For each task which might involve harvesting, there is a folder in the task window, usually immediately below the Files folder, where you can change the destination for harvest files and change the Project or Dataset Names. For the Mosflm task, it is necessary to define Project, Crystal and Dataset Names for the newly-created MTZ file, whether or not a harvesting file is to be produced. For the other tasks, it is possible to enter an alternative Project or Dataset name to override the ones obtained from the MTZ file.

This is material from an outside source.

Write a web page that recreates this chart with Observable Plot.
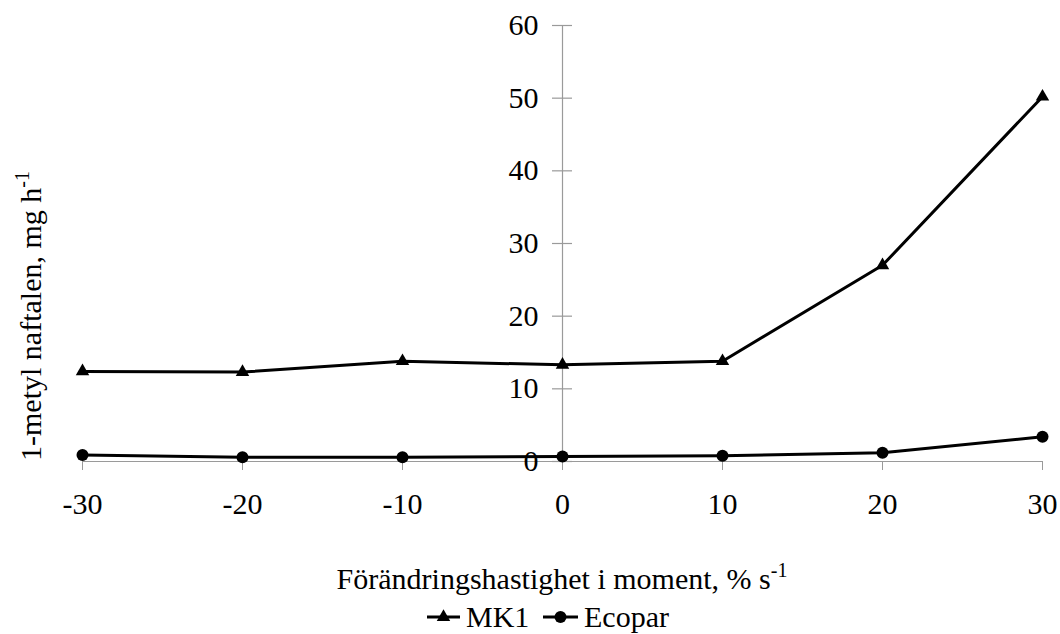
<!DOCTYPE html>
<html>
<head>
<meta charset="utf-8">
<script src="https://cdn.jsdelivr.net/npm/d3@7"></script>
<script src="https://cdn.jsdelivr.net/npm/@observablehq/plot@0.6"></script>
<style>
  html, body { margin: 0; padding: 0; background: #fff; }
  #chart { width: 1060px; height: 634px; }
  #chart svg text { font-family: "Liberation Serif", serif !important; }
</style>
</head>
<body>
<div id="chart"></div>
<script>
const xValues = [-30, -20, -10, 0, 10, 20, 30];
const mk1 = [12.4, 12.3, 13.8, 13.3, 13.8, 27.0, 50.2];
const ecopar = [0.9, 0.6, 0.6, 0.7, 0.8, 1.2, 3.4];
const yTicks = [0, 10, 20, 30, 40, 50, 60];
const xTicks = [-30, -20, -10, 0, 10, 20, 30];
const seriesNames = ["MK1", "Ecopar"];
const xTitle = "Förändringshastighet i moment, % s";
const yTitle = "1-metyl naftalen, mg h";
const supText = "-1";

const mk1Data = xValues.map((x, i) => ({x, y: mk1[i]}));
const ecoData = xValues.map((x, i) => ({x, y: ecopar[i]}));

const FONT = "Liberation Serif, serif";
const gray = "#9a9a9a";

const plot = Plot.plot({
  width: 1060,
  height: 634,
  marginLeft: 82,
  marginRight: 18,
  marginTop: 25,
  marginBottom: 173,
  x: {domain: [-30, 30]},
  y: {domain: [0, 60], axis: null},
  style: {fontFamily: FONT, fontSize: "30px", background: "#fff", color: "#000"},
  marks: [
    Plot.ruleY([0], {stroke: gray, strokeWidth: 1.2}),
    Plot.ruleX([0], {y1: 0, y2: 60, stroke: gray, strokeWidth: 1.2}),
    Plot.ruleY(yTicks, {x1: 0, x2: 0, insetLeft: -10, insetRight: -10, stroke: gray, strokeWidth: 1.2}),
    Plot.text(yTicks, {x: 0, y: d => d, text: d => String(d), dx: -24, textAnchor: "end", fill: "#000", fontSize: 30}),
    Plot.axisX(xTicks, {tickSize: 9, tickPadding: 22, stroke: gray, fill: "#000", tickFormat: d => String(d), label: null, fontSize: 30}),
    Plot.line(mk1Data, {x: "x", y: "y", stroke: "#000", strokeWidth: 3}),
    Plot.dot(mk1Data, {x: "x", y: "y", symbol: "triangle", r: 5, fill: "#000", stroke: "none"}),
    Plot.line(ecoData, {x: "x", y: "y", stroke: "#000", strokeWidth: 3}),
    Plot.dot(ecoData, {x: "x", y: "y", symbol: "circle", r: 6, fill: "#000", stroke: "none"})
  ]
});

document.getElementById("chart").appendChild(plot);

const svg = d3.select(plot);

// X axis title
const xt = svg.append("text")
  .attr("x", 562).attr("y", 589)
  .attr("text-anchor", "middle")
  .style("font-size", "30px").attr("fill", "#000");
xt.append("tspan").text(xTitle);
xt.append("tspan").attr("dy", -12).style("font-size", "20px").text(supText);

// Y axis title
const yt = svg.append("text")
  .attr("transform", "translate(41,316) rotate(-90)")
  .attr("text-anchor", "middle")
  .style("font-size", "30px").attr("fill", "#000");
yt.append("tspan").text(yTitle);
yt.append("tspan").attr("dy", -12).style("font-size", "20px").text(supText);

// Legend
const leg = svg.append("g");
const items = [
  {name: seriesNames[0], sym: d3.symbolTriangle, size: Math.PI * 5 * 5, x0: 427, x1: 460, tx: 466},
  {name: seriesNames[1], sym: d3.symbolCircle, size: Math.PI * 6 * 6, x0: 543, x1: 578, tx: 584}
];
const ly = 617;
items.forEach(it => {
  leg.append("line").attr("x1", it.x0).attr("x2", it.x1).attr("y1", ly).attr("y2", ly)
    .attr("stroke", "#000").attr("stroke-width", 3);
  leg.append("path").attr("d", d3.symbol(it.sym, it.size)())
    .attr("transform", `translate(${(it.x0 + it.x1) / 2},${ly})`).attr("fill", "#000");
  leg.append("text").attr("x", it.tx).attr("y", ly + 10)
    .attr("text-anchor", "start")
    .style("font-size", "30px").attr("fill", "#000").text(it.name);
});
</script>
</body>
</html>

In addition to the dataset information, the task interfaces give four options for controlling output of harvest files:

Create harvest file in project harvesting directory: The harvest file is placed in a subdirectory "DepositFiles" of the project directory corresponding to the currently selected CCP4i project. This option allows the user to organise the harvesting files according to CCP4i projects. This works by CCP4i temporarily re-setting the environment variable HARVESTHOME.
Create harvest file in central harvesting directory: The harvest file is placed in a subdirectory "DepositFiles" of the directory defined by the environment variable HARVESTHOME. This may be defined for your installation in the ccp4.setup file. If HARVESTHOME is not set in the environment, then HOME is used. This option acts as a central location for a user or group.
Use current working directory: This corresponds to the program keyword USECWD (see above), where in the context of CCP4i the current working directory is the project directory (note: not the "DepositFiles" subdirectory thereof).
Do not create harvest file: Do not create any harvest files. This corresponds to the program keyword NOHARVEST (see above).

Preferences

CCP4i allows for the automatic setting of certain preferences for data harvesting, via the CCP4i Preferences window (accessed from the menu on the right-hand side of the Main Window). The default option for controlling output of harvest files (see above) can be set. The harvest directories can be made private, corresponding to the program keyword PRIVATE, and the maximum width of an output row can be set, corresponding to the program keyword RSIZE (see above).